What you need to do
Return, without pictures, the lines from the start of the data through the one that contains "(0,0) rectangle (1475,697);".

━━━━

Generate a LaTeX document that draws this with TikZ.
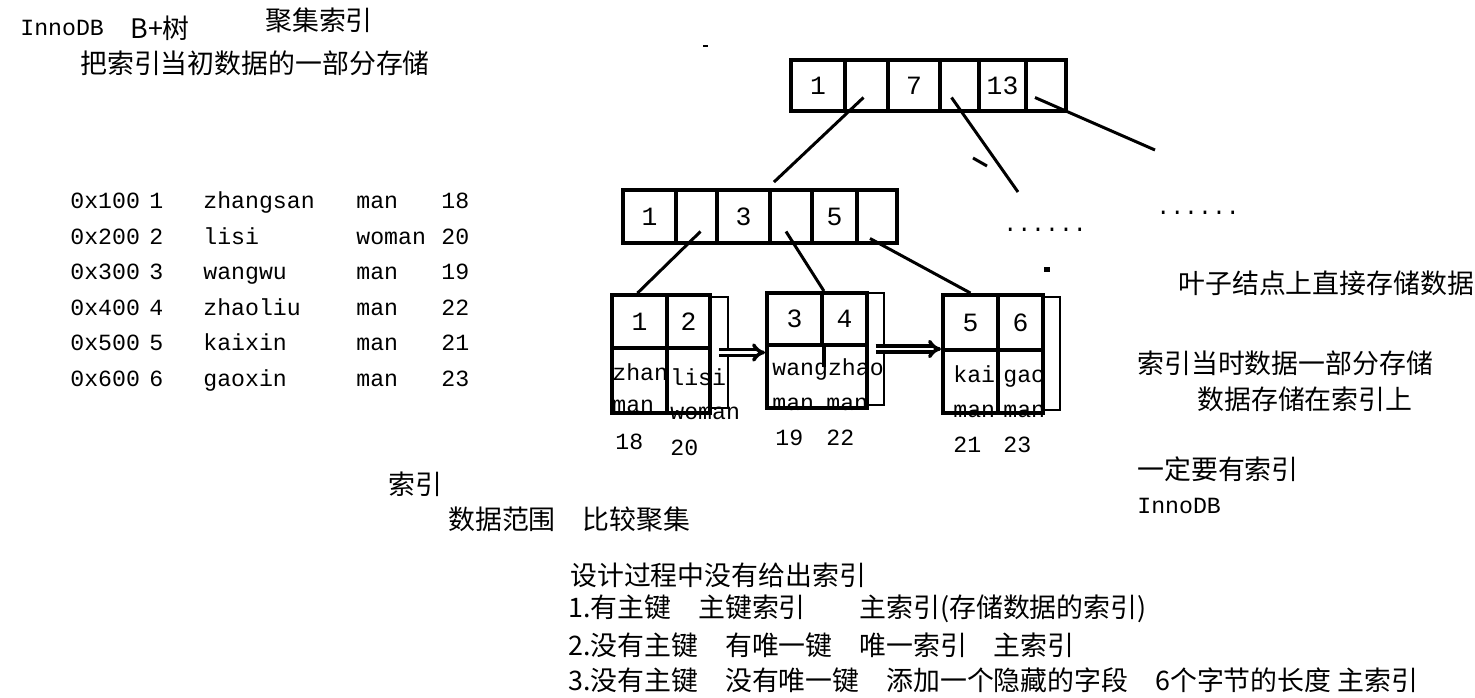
\documentclass[tikz,border=0pt]{standalone}
\usepackage{fontspec}
\setmainfont{Liberation Mono}
\newfontfamily\cjk{Noto Sans CJK SC}
\usepackage{tikz}
\usetikzlibrary{arrows.meta}
\newcommand{\zhtext}{\cjk\fontsize{15.3}{18}\selectfont}
\newcommand{\entext}{\fontsize{13.2}{16}\selectfont}
\newcommand{\keytext}{\fontsize{15}{17}\selectfont}

\begin{document}
\begin{tikzpicture}[
    x=0.02cm, y=-0.02cm,
    cell/.style 2 args={draw, line width=2.2pt, inner sep=0pt, minimum width=#1*0.02cm, minimum height=#2*0.02cm, font=\keytext},
    ptr/.style 2 args={draw, line width=1.6pt, inner sep=0pt, minimum width=#1*0.02cm, minimum height=#2*0.02cm},
    txt/.style={anchor=west, inner sep=0pt, text height=8pt, text depth=0pt, font=\entext},
    zh/.style={anchor=west, inner sep=0pt, font=\zhtext},
    conn/.style={line width=1.7pt},
    link/.style={double, double distance=1.2pt, line width=2pt, -{Implies}}
]
  \useasboundingbox (0,0) rectangle (1475,697);

  % notes, top left
  \node[txt] (inno) at (20,28) {InnoDB};
  \node[zh] (bplus) at (130,28) {B+树};
  \node[zh] (title) at (265,20) {聚集索引};
  \node[zh] (note1) at (80,63) {把索引当初数据的一部分存储};

  % table rows
  \node[txt] (adr1) at (70,201) {0x100}; \node[txt] (id1) at (149,201) {1};
  \node[txt] (nm1) at (203,201) {zhangsan}; \node[txt] (sx1) at (356,201) {man}; \node[txt] (ag1) at (441,201) {18};
  \node[txt] (adr2) at (70,237) {0x200}; \node[txt] (id2) at (149,237) {2};
  \node[txt] (nm2) at (203,237) {lisi}; \node[txt] (sx2) at (356,237) {woman}; \node[txt] (ag2) at (441,237) {20};
  \node[txt] (adr3) at (70,272) {0x300}; \node[txt] (id3) at (149,272) {3};
  \node[txt] (nm3) at (203,272) {wangwu}; \node[txt] (sx3) at (356,272) {man}; \node[txt] (ag3) at (441,272) {19};
  \node[txt] (adr4) at (70,308) {0x400}; \node[txt] (id4) at (149,308) {4};
  \node[txt] (nm4) at (203,308) {zhaoliu}; \node[txt] (sx4) at (356,308) {man}; \node[txt] (ag4) at (441,308) {22};
  \node[txt] (adr5) at (70,343) {0x500}; \node[txt] (id5) at (149,343) {5};
  \node[txt] (nm5) at (203,343) {kaixin}; \node[txt] (sx5) at (356,343) {man}; \node[txt] (ag5) at (441,343) {21};
  \node[txt] (adr6) at (70,379) {0x600}; \node[txt] (id6) at (149,379) {6};
  \node[txt] (nm6) at (203,379) {gaoxin}; \node[txt] (sx6) at (356,379) {man}; \node[txt] (ag6) at (441,379) {23};

  % root
  \node[cell={54}{51}] (r1) at (818,85.5) {1};
  \node[cell={43}{51}] (r2) at (866.5,85.5) {};
  \node[cell={52}{51}] (r3) at (914,85.5) {7};
  \node[cell={39}{51}] (r4) at (959.5,85.5) {};
  \node[cell={47}{51}] (r5) at (1002.5,85.5) {13};
  \node[cell={40}{51}] (r6) at (1046,85.5) {};

  % second level
  \node[cell={53}{53}] (m1) at (649.5,216.5) {1};
  \node[cell={41}{53}] (m2) at (696.5,216.5) {};
  \node[cell={53}{53}] (m3) at (743.5,216.5) {3};
  \node[cell={42}{53}] (m4) at (791,216.5) {};
  \node[cell={45}{53}] (m5) at (834.5,216.5) {5};
  \node[cell={40}{53}] (m6) at (877,216.5) {};

  % leaves
  \node[cell={55}{53}] (a1) at (639.5,321.5) {1};
  \node[cell={43}{53}] (a2) at (688.5,321.5) {2};
  \node[cell={55}{65}] (a1d) at (639.5,380.5) {};
  \node[cell={43}{65}] (a2d) at (688.5,380.5) {};
  \node[ptr={18}{111}] (ap) at (719,352.5) {};

  \node[cell={55}{52}] (b1) at (794.5,319) {3};
  \node[cell={45}{52}] (b2) at (844.5,319) {4};
  \node[cell={100}{63}] (bd) at (817,376.5) {};
  \draw[line width=2.2pt] (b1.south east) -- ++(0,20);
  \node[ptr={17}{112}] (bp) at (875.5,349) {};

  \node[cell={55}{55}] (c1) at (970.5,322.5) {5};
  \node[cell={45}{55}] (c2) at (1020.5,322.5) {6};
  \node[cell={55}{63}] (c1d) at (970.5,381.5) {};
  \node[cell={45}{63}] (c2d) at (1020.5,381.5) {};
  \node[ptr={17}{113}] (cp) at (1051.5,353.5) {};

  % leaf data
  \node[txt] (a1n) at (612,373) {zhan};
  \node[txt] (a2n) at (670,378) {lisi};
  \node[txt] (a1s) at (612,405) {man};
  \node[txt] (a2s) at (670,412) {woman};
  \node[txt] (a1g) at (615,442) {18};
  \node[txt] (a2g) at (670,448) {20};
  \node[txt] (bn) at (772,368) {wangzhao};
  \node[txt] (b1s) at (772,403) {man};
  \node[txt] (b2s) at (826,403) {man};
  \node[txt] (b1g) at (775,438) {19};
  \node[txt] (b2g) at (826,438) {22};
  \node[txt] (c1n) at (953,375) {kai};
  \node[txt] (c2n) at (1003,375) {gao};
  \node[txt] (c1s) at (953,410) {man};
  \node[txt] (c2s) at (1003,410) {man};
  \node[txt] (c1g) at (953,445) {21};
  \node[txt] (c2g) at (1003,445) {23};

  % pointers
  \coordinate (dotsA) at (1018,192);
  \coordinate (dotsB) at (1155,150);
  \draw[conn] ([shift={(-3,12)}]r2.center) -- ([shift={(2,-6)}]m3.north east);
  \draw[conn] ([shift={(-8,12)}]r4.center) -- (dotsA);
  \draw[conn] (973,158) -- (987,166);
  \draw[conn] ([shift={(-11,12)}]r6.center) -- (dotsB);
  \node[txt] (dA) at (1003,224) {......};
  \node[txt] (dB) at (1156,207) {......};
  \draw[conn] ([shift={(4,15)}]m2.center) -- ([shift={(-2,0)}]a1.north);
  \draw[conn] ([shift={(-5,15)}]m4.center) -- (b1.north east);
  \draw[conn] ([shift={(-7,22)}]m6.center) -- (c1.north);
  \draw[link] (ap.center) -- (ap.center -| bd.west);
  \draw[link] (bp.center) -- (bp.center -| c1d.west);
  \fill (1044,267) rectangle (1050,272);
  \fill (703,45) rectangle (708,47);

  % notes, right
  \node[zh] (leafnote) at (1178,283) {叶子结点上直接存储数据};
  \node[zh] (note2) at (1137,363) {索引当时数据一部分存储};
  \node[zh] (note3) at (1197,399) {数据存储在索引上};
  \node[zh] (must) at (1137,469) {一定要有索引};
  \node[txt] (inno2) at (1137,506) {InnoDB};

  % notes, bottom
  \node[zh] (idx) at (388,484) {索引};
  \node[zh] (range) at (448,519) {数据范围　比较聚集};
  \node[zh] (design) at (570,575) {设计过程中没有给出索引};
  \node[zh] (case1) at (568,609) {1.有主键　主键索引　　主索引(存储数据的索引)};
  \node[zh] (case2) at (568,645) {2.没有主键　有唯一键　唯一索引　主索引};
  \node[zh] (case3) at (568,680) {3.没有主键　没有唯一键　添加一个隐藏的字段　6个字节的长度 主索引};
\end{tikzpicture}
\end{document}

━━━━

Solution for this exercise
Generate a LaTeX document that draws this with TikZ.
\documentclass[tikz,border=0pt]{standalone}
\usepackage{fontspec}
\setmainfont{Liberation Mono}
\newfontfamily\cjk{Noto Sans CJK SC}
\usepackage{tikz}
\usetikzlibrary{arrows.meta}
\newcommand{\zhtext}{\cjk\fontsize{15.3}{18}\selectfont}
\newcommand{\entext}{\fontsize{13.2}{16}\selectfont}
\newcommand{\keytext}{\fontsize{15}{17}\selectfont}

\begin{document}
\begin{tikzpicture}[
    x=0.02cm, y=-0.02cm,
    cell/.style 2 args={draw, line width=2.2pt, inner sep=0pt, minimum width=#1*0.02cm, minimum height=#2*0.02cm, font=\keytext},
    ptr/.style 2 args={draw, line width=1.6pt, inner sep=0pt, minimum width=#1*0.02cm, minimum height=#2*0.02cm},
    txt/.style={anchor=west, inner sep=0pt, text height=8pt, text depth=0pt, font=\entext},
    zh/.style={anchor=west, inner sep=0pt, font=\zhtext},
    conn/.style={line width=1.7pt},
    link/.style={double, double distance=1.2pt, line width=2pt, -{Implies}}
]
  \useasboundingbox (0,0) rectangle (1475,697);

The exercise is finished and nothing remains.